On GitHub, the HTML representation is unable to render, please try loading this page with nbviewer.org.
scores = cross_val_score(model, X_test, y_test, cv=10)
scores
array([1., 1., 1., 1., 1., 1., 1., 1., 1., 1.])

We can save those initial scores as Full in a scoring dataframe.

scoring = pd.DataFrame(columns=["Average", "Deviation"])
scoring.loc["Full", :] = [scores.mean(), scores.std()]
scoring
Average Deviation
Full 1.0 0.0

Let’s compare this to a model that doesn’t scale the numeric inputs.

Here using the pipelines comes in handy, because switching off certain components just changes those into a noop.
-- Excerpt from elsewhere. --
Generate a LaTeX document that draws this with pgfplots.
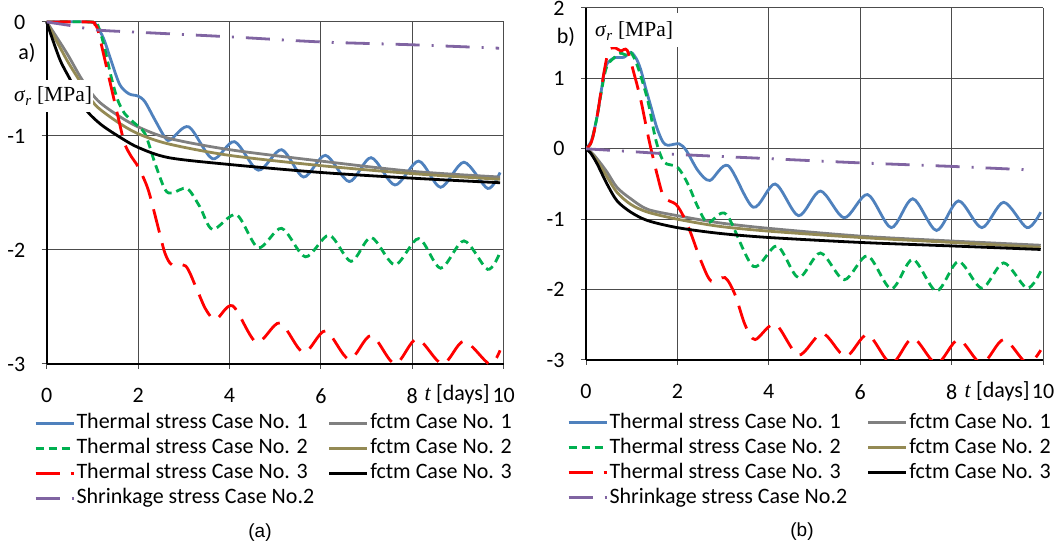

# num_transformer = StandardScaler()
cat_transformer = OneHotEncoder(handle_unknown='ignore')

preprocessor = ColumnTransformer(transformers=[
    # ('num', num_transformer, num_features),
    ('cat', cat_transformer, cat_features)
])


model2 = Pipeline(
    steps=[
        ("preprocessor", preprocessor),
        ("classifier", SVC(random_state=42)),
    ]
)

scores = cross_val_score(model2, X_test, y_test, cv=10)
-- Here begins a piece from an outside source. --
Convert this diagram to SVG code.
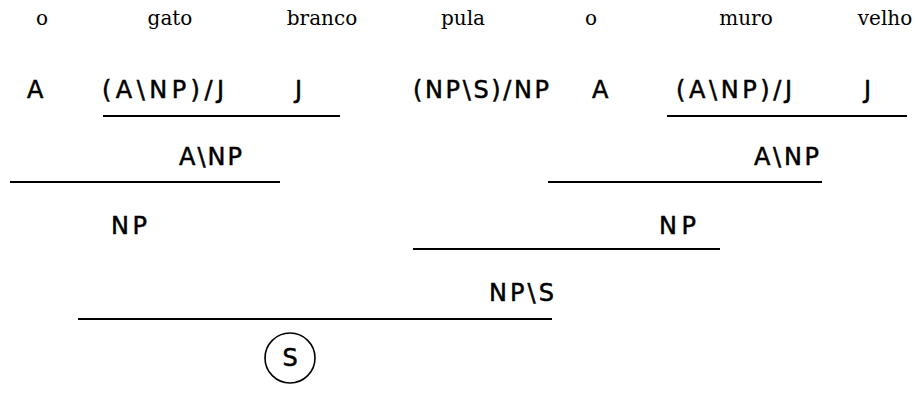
<svg xmlns="http://www.w3.org/2000/svg" width="918" height="393" viewBox="0 0 918 393">
  <style>
    .word { font-family: "DejaVu Serif", "Liberation Serif", serif; font-size: 20px; fill: #000; text-anchor: middle; }
    .cat { font-family: "DejaVu Sans", "Liberation Sans", sans-serif; font-size: 24px; fill: #000; stroke: #000; stroke-width: 0.5; }
    .rule { stroke: #000; stroke-width: 2; fill: none; }
    .root { stroke: #000; stroke-width: 1.6; fill: none; }
  </style>
  <rect width="918" height="393" fill="#fff"/>

  <!-- sentence words -->
  <g id="words">
    <g id="w-o1"><text class="word" x="42" y="25">o</text></g>
    <g id="w-gato"><text class="word" x="170" y="25">gato</text></g>
    <g id="w-branco"><text class="word" x="322" y="25">branco</text></g>
    <g id="w-pula"><text class="word" x="463" y="25">pula</text></g>
    <g id="w-o2"><text class="word" x="591" y="25">o</text></g>
    <g id="w-muro"><text class="word" x="746" y="25">muro</text></g>
    <g id="w-velho"><text class="word" x="885" y="25">velho</text></g>
  </g>

  <!-- lexical categories -->
  <g id="lexical">
    <g id="c-A1"><text class="cat" x="27" y="98">A</text></g>
    <g id="c-ANPJ1"><text class="cat" x="102" y="98" textLength="122" lengthAdjust="spacing">(A\NP)/J</text></g>
    <g id="c-J1"><text class="cat" x="295" y="98">J</text></g>
    <g id="c-NPSNP"><text class="cat" x="413" y="98" textLength="136" lengthAdjust="spacing">(NP\S)/NP</text></g>
    <g id="c-A2"><text class="cat" x="592" y="98">A</text></g>
    <g id="c-ANPJ2"><text class="cat" x="676" y="98" textLength="116" lengthAdjust="spacing">(A\NP)/J</text></g>
    <g id="c-J2"><text class="cat" x="864" y="98">J</text></g>
  </g>

  <!-- derived categories -->
  <g id="derived">
    <g id="d-ANP1"><text class="cat" x="179" y="165" textLength="63" lengthAdjust="spacing">A\NP</text></g>
    <g id="d-ANP2"><text class="cat" x="754" y="165" textLength="65" lengthAdjust="spacing">A\NP</text></g>
    <g id="d-NP1"><text class="cat" x="111" y="234" textLength="36" lengthAdjust="spacing">NP</text></g>
    <g id="d-NP2"><text class="cat" x="659" y="234" textLength="37" lengthAdjust="spacing">NP</text></g>
    <g id="d-NPS"><text class="cat" x="489" y="301" textLength="65" lengthAdjust="spacing">NP\S</text></g>
  </g>

  <!-- result -->
  <g id="result-S">
    <circle class="root" cx="290" cy="358" r="25"/>
    <text class="cat" x="290" y="366" text-anchor="middle">S</text>
  </g>

  <!-- combination rules -->
  <g id="connectors">
    <line class="rule" x1="103" y1="116" x2="340" y2="116"/>
    <line class="rule" x1="667" y1="116" x2="907" y2="116"/>
    <line class="rule" x1="10" y1="182" x2="280" y2="182"/>
    <line class="rule" x1="548" y1="182" x2="822" y2="182"/>
    <line class="rule" x1="413" y1="249" x2="720" y2="249"/>
    <line class="rule" x1="78" y1="319" x2="552" y2="319"/>
  </g>
</svg>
scoring.loc["No Standardisation",:] = [scores.mean(), scores.std()]
scoring
Average Deviation
Full 1.0 0.0
No Standardisation 0.435455 0.045172

Those scores decrease significantly when we remove the standardisation step. This is because the SVM algorithm is sensitive to the scale of the features. The standardisation step is crucial to ensure that the model can learn from the data.

Now we can evaluate if the model should use a singular column for Sex, since it is basically a binary column in our research data.

num_transformer = StandardScaler()
cat_transformer = OneHotEncoder(handle_unknown='ignore', drop='if_binary')

preprocessor = ColumnTransformer(transformers=[
    ('num', num_transformer, num_features),
    ('cat', cat_transformer, cat_features)
])


model2 = Pipeline(steps=[
    ('preprocessor', preprocessor),
    ('classifier', SVC()),
])

scores = cross_val_score(model2, X_test, y_test, cv=10)

scoring.loc["Single Column Sex",:] = [scores.mean(), scores.std()]
scoring
Average Deviation
Full 1.0 0.0
No Standardisation 0.435455 0.045172
Single Column Sex 1.0 0.0

This seems to not affect the model, so we can actually encode the catergorical information as binary in this case, instead of adding a feature column for Male and Female.

Clearly this is a toy example and we knew that switching off standardisation would have this effect. In the real world, we would, however, switch off entire components of neural networks to evaluate the impact they have on our model performance. This strengthens the claims we make in our research significantly and usually leads to easier reviews.